Equality (2) will be the starting point in the subsequent considerations. From equality (2), taking (p(r_0,t)=p(p_0,t)) ((p_0(r_0)) is the initial pressure), we obtain

[
\frac{\partial p}{\partial p_0}=\frac{k(t)}{k(0)}=f(t),
]

whence it follows that

[
p(r_0,t)=f(t)p_0(r_0)+\varphi(t).
\tag{3}
]

Denoting (\rho/\rho_0=\alpha(t)) and introducing (\alpha(t)) and (\rho_0(r_0)) as new variables instead of (t) and (r_0), we rewrite equality (3) as follows:

[
\begin{aligned}
p_1(\rho,S)&=p_1(\alpha\rho_0,\ S(\rho_0))=f_1(\alpha)p_{01}(\rho_0)+\varphi_1(\alpha),\
p_2(\rho,T)&=p_2(\alpha\rho_0,\ T(\alpha))=f_2(\alpha)p_{02}(\rho_0)+\varphi_2(\alpha).
\end{aligned}
\tag{4}
]

Introducing the inverse functions (\rho_0(S)) and (\alpha(T)), we finally obtain the equations of state in the following form:

[
\begin{aligned}
p_1(\rho,S)&=f_1!\left(\frac{\rho}{\rho_0(S)}\right)p_{01}(\rho_0(S))+\varphi_1!\left(\frac{\rho}{\rho_0(S)}\right),\
p_2(\rho,T)&=f_2(T)p_{02}!\left(\frac{\rho}{\alpha(T)}\right)+\varphi_2(T),
\end{aligned}
\tag{5}
]

where (\rho_0(S)) and (\alpha(T)) are prescribed, while (f), (p_0), and (\varphi) are arbitrary functions.
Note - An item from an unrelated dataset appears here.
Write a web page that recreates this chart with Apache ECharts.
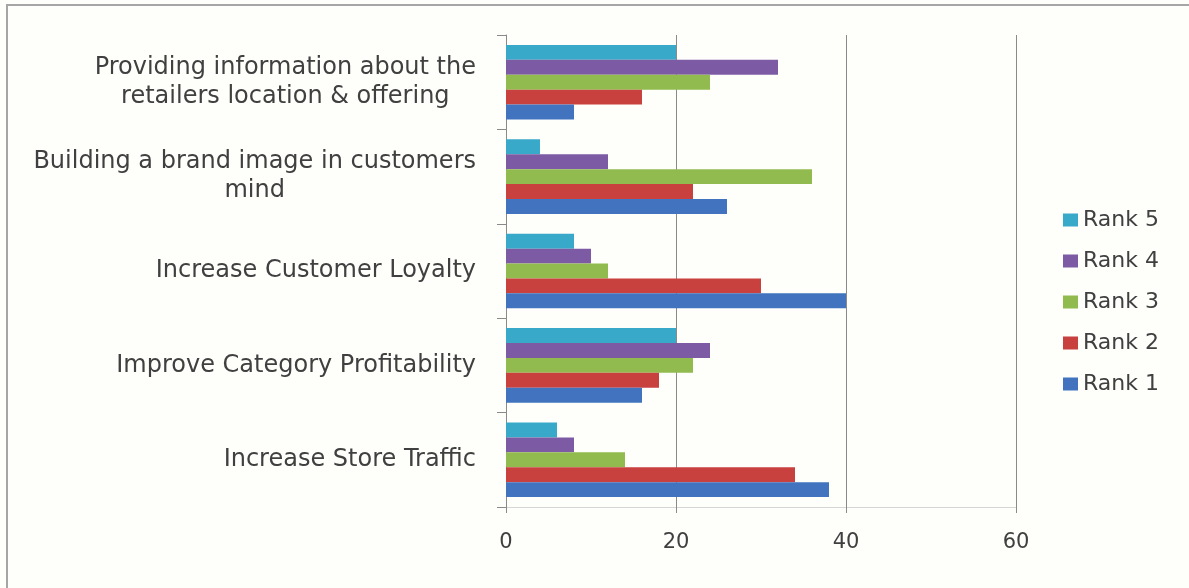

Now let us find, among these equations, those equations of state which admit one-dimensional motions with homogeneous deformation for arbitrary functions (\rho_0(S)) and (\alpha(T)). To this end, let us first consider the case (S(\rho_0)=\mathrm{const.}) and (T(\alpha)=\mathrm{const.}) Then (p) in equalities (4) does not depend on the second arguments. Applying to both sides of these equalities the operator
(\dfrac{\partial^2}{\partial\rho_0\partial\alpha}\ln\dfrac{1}{\alpha}\dfrac{\partial}{\partial\rho_0}), we obtain:

[
\left(\frac{p''}{p'}\right)'\rho+\frac{p''}{p'}=0,
]

where the prime denotes differentiation with respect to (\rho). After integration these equalities take the form:

[
\begin{aligned}
p_1(\rho,S)&=A_1(S)\rho^{\gamma_1}+B_1,\
p_2(\rho,T)&=A_2(T)\rho^{\gamma_2}+B_2(T),
\end{aligned}
\tag{6}
]

where (A_1), (\gamma_1), and (B_1), generally speaking, are functions of (S), and (A_2), (\gamma_2), and (B_2) are functions of (T). But comparing these expressions with equalities (4), we note that (\gamma_1=\mathrm{const.}), (\gamma_2=\mathrm{const.}), (B_1=\mathrm{const.}) If the deformation is homogeneous, then by direct verification it is easy to see that, under these conditions, equalities (6) indeed satisfy condition (3) for arbitrary functions (S(\rho_0)) and (T(\alpha)).

Moscow State University
named after M. V. Lomonosov

Received
7 I 1958

References

(^{1}) L. I. Sedov, DAN, 90, No. 5 (1953).
(^{2}) M. L. Lidov, DAN, 97, No. 3 (1954).
(^{3}) A. G. Kulikovskii, DAN, 114, No. 5 (1957).
(^{4}) I. M. Yavorskaya, DAN, 114, No. 5 (1957).
(^{5}) J. B. Keller, Quart. Appl. Math., 14, No. 2 (1956).